Plotting code records:
__________________________________________________

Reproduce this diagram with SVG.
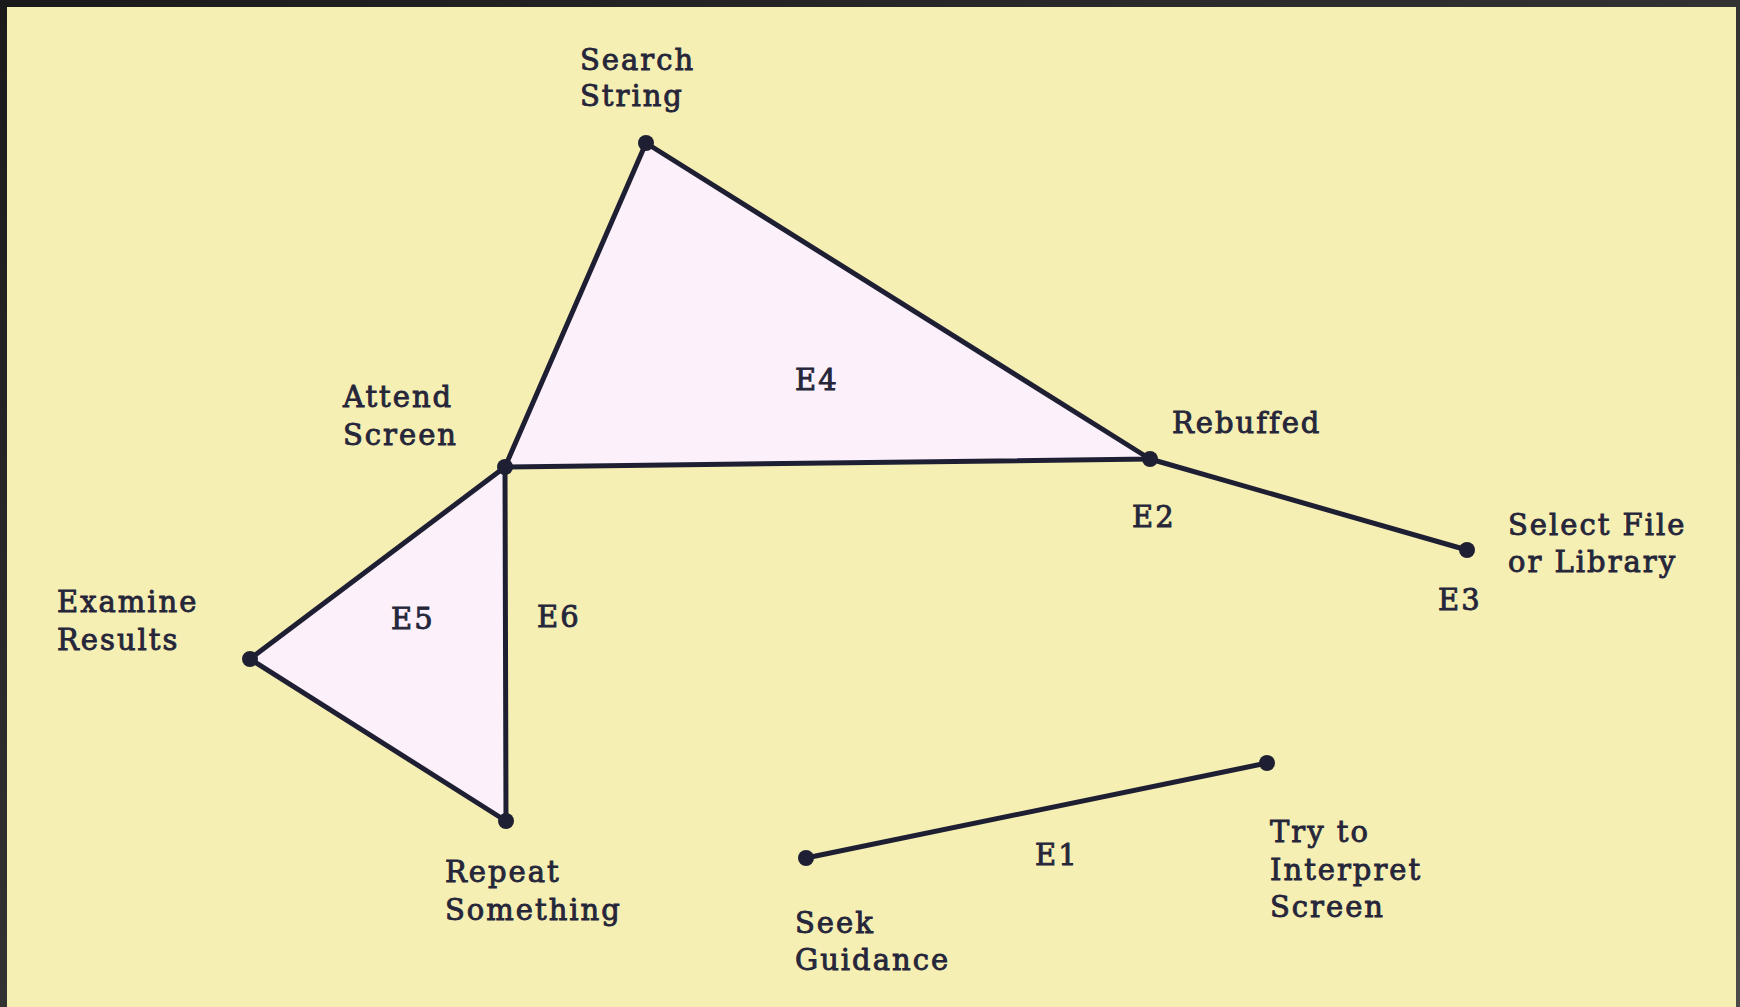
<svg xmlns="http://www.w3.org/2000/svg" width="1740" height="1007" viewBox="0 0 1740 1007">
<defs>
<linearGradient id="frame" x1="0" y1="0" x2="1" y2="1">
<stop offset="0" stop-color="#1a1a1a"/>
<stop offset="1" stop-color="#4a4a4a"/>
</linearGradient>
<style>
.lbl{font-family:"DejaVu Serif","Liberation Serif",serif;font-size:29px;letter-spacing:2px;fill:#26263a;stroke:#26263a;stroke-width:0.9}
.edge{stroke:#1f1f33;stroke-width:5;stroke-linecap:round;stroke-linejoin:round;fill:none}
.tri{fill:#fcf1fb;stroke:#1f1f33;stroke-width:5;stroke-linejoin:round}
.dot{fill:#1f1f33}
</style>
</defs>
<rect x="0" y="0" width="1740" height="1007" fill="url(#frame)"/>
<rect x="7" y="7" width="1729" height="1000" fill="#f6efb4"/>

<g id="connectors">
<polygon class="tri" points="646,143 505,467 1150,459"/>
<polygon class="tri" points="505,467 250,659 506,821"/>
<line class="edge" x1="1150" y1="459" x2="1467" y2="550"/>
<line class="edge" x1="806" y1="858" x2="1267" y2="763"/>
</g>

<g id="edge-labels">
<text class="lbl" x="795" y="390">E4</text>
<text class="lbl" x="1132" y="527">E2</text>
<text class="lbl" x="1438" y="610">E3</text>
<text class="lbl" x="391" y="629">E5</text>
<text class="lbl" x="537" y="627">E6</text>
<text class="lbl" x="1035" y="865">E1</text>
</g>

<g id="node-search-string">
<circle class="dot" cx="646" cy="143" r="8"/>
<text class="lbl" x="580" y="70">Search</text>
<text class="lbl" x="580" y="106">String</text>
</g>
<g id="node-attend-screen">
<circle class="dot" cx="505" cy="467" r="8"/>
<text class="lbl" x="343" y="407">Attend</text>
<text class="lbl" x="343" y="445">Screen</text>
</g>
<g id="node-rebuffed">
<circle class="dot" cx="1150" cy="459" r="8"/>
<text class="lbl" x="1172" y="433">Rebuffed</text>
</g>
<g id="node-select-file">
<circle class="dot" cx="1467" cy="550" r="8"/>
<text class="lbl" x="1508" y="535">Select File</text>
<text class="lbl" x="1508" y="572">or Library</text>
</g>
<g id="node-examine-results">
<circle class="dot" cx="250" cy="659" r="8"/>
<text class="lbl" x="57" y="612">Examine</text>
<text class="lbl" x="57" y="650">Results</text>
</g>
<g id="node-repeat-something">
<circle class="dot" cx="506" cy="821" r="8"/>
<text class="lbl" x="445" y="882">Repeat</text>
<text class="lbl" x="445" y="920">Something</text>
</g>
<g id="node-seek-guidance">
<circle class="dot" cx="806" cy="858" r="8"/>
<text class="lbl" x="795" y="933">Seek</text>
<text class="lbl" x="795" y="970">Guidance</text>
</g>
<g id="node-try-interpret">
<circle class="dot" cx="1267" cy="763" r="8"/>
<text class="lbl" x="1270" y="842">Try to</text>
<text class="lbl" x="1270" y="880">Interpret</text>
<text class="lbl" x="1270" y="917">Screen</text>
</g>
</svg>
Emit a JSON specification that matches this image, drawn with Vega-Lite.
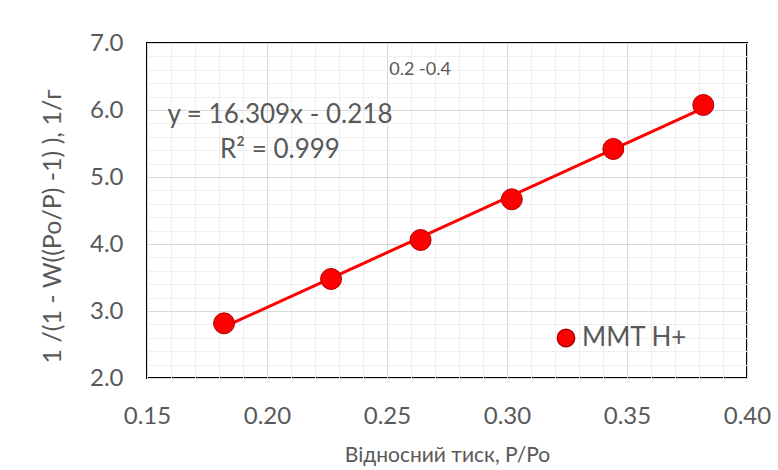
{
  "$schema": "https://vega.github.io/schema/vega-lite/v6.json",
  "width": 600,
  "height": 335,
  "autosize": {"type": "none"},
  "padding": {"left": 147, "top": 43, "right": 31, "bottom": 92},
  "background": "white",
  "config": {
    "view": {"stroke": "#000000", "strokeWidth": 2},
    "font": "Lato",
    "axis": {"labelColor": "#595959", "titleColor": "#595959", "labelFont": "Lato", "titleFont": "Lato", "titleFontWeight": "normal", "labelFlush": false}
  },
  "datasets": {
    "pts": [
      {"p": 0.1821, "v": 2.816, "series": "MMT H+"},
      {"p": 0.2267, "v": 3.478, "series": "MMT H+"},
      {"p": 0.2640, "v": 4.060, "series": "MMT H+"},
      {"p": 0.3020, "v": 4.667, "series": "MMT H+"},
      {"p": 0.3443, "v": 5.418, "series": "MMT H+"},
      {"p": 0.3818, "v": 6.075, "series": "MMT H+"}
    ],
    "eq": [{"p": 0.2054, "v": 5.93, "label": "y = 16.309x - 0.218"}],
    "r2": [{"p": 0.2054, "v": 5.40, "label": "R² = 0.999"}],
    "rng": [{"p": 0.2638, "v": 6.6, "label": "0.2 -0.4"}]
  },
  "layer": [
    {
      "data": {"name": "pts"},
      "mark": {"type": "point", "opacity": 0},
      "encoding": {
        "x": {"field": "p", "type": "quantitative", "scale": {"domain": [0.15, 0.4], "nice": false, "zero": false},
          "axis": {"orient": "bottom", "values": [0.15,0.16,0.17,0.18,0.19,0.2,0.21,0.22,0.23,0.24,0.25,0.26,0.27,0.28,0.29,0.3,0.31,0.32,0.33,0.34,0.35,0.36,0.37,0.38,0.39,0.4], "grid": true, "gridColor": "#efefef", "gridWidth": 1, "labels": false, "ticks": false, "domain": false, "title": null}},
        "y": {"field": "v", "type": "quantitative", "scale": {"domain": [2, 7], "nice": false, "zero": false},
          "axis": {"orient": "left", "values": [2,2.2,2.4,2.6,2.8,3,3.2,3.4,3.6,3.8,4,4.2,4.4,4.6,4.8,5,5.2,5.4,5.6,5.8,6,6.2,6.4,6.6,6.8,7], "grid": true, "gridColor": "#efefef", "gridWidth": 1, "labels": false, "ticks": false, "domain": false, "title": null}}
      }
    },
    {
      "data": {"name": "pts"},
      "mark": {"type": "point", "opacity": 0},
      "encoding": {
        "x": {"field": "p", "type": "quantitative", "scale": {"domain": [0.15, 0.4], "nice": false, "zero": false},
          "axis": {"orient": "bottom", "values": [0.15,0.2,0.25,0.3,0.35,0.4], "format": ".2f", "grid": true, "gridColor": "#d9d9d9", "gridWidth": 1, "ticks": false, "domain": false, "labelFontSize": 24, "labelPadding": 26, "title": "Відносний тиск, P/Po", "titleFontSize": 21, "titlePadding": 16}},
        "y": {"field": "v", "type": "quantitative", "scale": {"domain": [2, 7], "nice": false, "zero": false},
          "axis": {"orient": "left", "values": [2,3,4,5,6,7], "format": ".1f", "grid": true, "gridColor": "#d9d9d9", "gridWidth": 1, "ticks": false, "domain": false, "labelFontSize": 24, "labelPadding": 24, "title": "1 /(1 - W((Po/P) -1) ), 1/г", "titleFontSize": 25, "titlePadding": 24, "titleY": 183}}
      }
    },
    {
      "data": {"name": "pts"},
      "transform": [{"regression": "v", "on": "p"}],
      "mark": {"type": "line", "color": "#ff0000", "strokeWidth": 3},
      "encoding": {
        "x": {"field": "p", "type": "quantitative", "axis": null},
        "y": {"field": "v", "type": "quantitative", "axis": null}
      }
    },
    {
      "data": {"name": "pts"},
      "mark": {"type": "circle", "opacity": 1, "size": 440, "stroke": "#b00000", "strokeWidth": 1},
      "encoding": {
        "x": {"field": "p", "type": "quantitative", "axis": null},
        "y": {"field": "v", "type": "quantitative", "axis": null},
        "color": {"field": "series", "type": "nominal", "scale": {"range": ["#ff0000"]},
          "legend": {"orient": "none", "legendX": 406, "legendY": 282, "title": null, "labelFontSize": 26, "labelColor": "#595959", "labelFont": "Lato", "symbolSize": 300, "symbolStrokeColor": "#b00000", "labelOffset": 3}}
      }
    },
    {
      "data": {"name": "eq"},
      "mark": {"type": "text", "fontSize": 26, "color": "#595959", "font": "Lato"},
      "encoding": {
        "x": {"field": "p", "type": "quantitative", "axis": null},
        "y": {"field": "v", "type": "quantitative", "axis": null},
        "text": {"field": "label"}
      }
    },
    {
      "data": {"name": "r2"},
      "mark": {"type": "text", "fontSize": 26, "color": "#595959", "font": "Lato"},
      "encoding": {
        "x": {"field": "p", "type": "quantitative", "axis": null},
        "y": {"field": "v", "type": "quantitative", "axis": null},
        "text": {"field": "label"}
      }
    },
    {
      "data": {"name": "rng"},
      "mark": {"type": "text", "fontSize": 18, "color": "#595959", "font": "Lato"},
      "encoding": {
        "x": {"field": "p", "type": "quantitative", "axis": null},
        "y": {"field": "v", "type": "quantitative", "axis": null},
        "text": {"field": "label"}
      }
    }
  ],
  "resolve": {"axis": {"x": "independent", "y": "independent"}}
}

__________________________________________________

→ **GIVEN PROBLEM**
Extract all lines of the records above that include "this".

→ **RESPONSE**
Reproduce this diagram with SVG.
Emit a JSON specification that matches this image, drawn with Vega-Lite.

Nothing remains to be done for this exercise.